Nor did Rahman's jihadists stop there. They soon began plotting yet another, more devastating, attack. This time they wanted to simultaneously destroy several landmarks in the New York area, including the United Nations building and the Holland and Lincoln tunnels. That plot never got off the ground because of a well-placed FBI informant named Emad Salem. Rahman's followers thought the Egyptian Salem was a committed jihadist who could provide them with invaluable explosives expertise. Instead, Salem led them down a path of misdirection: The plotters mixed the chemicals for a bomb in a Queens warehouse under Salem's (and the FBI's) watchful eye. Once a critical mass of evidence was collected, Rahman and his minions were rounded up, thereby short-circuiting their bomb making, and convicted as a result of McCarthy's relentless prosecution.

But as McCarthy reveals, even this success has a troublesome back story. The FBI first recruited Salem to serve as a mole prior to the World Trade Center bombing. Skittish agents, who mishandled Salem from the first, alternated between fears that they could not corroborate his testimony and that Salem's fellow plotters would be successful despite Salem's meddling. In the latter case, the FBI would have known about a plot that it failed to stop--a surefire recipe for public scorn. The bureau, therefore, decided to end Salem's employment several months before the World Trade Center bomb was detonated.

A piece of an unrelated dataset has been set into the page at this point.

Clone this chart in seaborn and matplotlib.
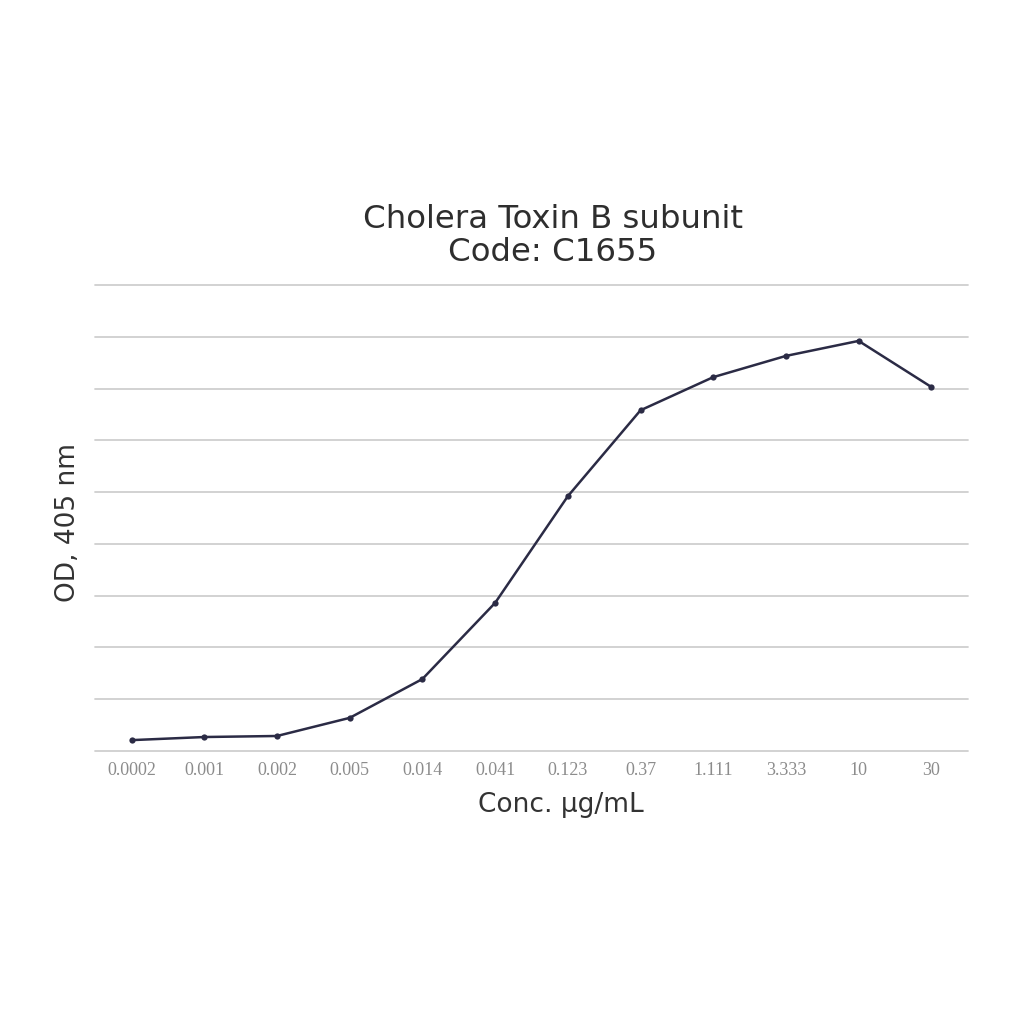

The failure to properly vet Nosair's documents, or to continue using Salem's services in the months leading up to the World Trade Center bombing, is bad enough. What's worse is that Sheikh Rahman was allowed to freely operate and inspire these terrorist acts from American soil in the early 1990s. At that point, for more than a decade, Rahman had provided the religious justification for numerous terrorist plots in Egypt, including the assassination of Anwar Sadat. He was the spiritual head of Egypt's two main terrorist groups, both of which were instrumental in aiding al Qaeda's rise. And he was a player in the jihad against the Soviet Union in Afghanistan, where he made numerous allies, including Osama bin Laden himself.

Yet, despite his dark past, Rahman was repeatedly granted U.S. visas. It is ironic, then, that while the sheikh could not safely preach in Cairo, he could preach in mosques in Brooklyn and
Jersey City.

Had McCarthy stopped at telling the story of the many tactical failures that allowed Rahman's terrorists to menace America in the early 1990s, Willful Blindness would have been an invaluable addition to the literature of 9/11. But he takes his argument a step further, showing how these tactical failures were merely symptoms of a larger strategic failure to comprehend the nature of our terrorist enemies. In the process, McCarthy has given us one of the most important books on jihadist terrorism.

The strategic failure McCarthy exposes is ongoing, and extends even to something as basic as naming the enemy. Just as Willful Blindness was released, the State Department and other agencies published an edict banning the use of the word "jihadist" (as well as similar terms) from the government's lexicon. The thinking is that the terrorists like to call themselves "jihadists," thereby appropriating an Islamic term which can have far more benevolent meanings, such as the struggle for spiritual betterment or simply to do good.

It is true that, in some Islamic traditions, "jihad" has been endowed with such inoffensive meanings. But as McCarthy rightly argues, "jihad" has far more frequently been used to connote violent campaigns against infidels since the earliest days of Islam. When Sheikh Rahman called on his followers to wage "jihad," they knew that their master did not mean for them to become absorbed in prayer.

Moreover, Washington is apparently too obtuse to notice that Saddam Hussein, al Qaeda's terrorists, Tehran's mullahs, and Saudi Arabia's Wahhabi clerics have called for a militant brand of jihad persistently over the past several decades. All of these parties know how their words will be interpreted by the Muslim masses, and no fiat from the Washington bureaucracy will undo this widely accepted meaning.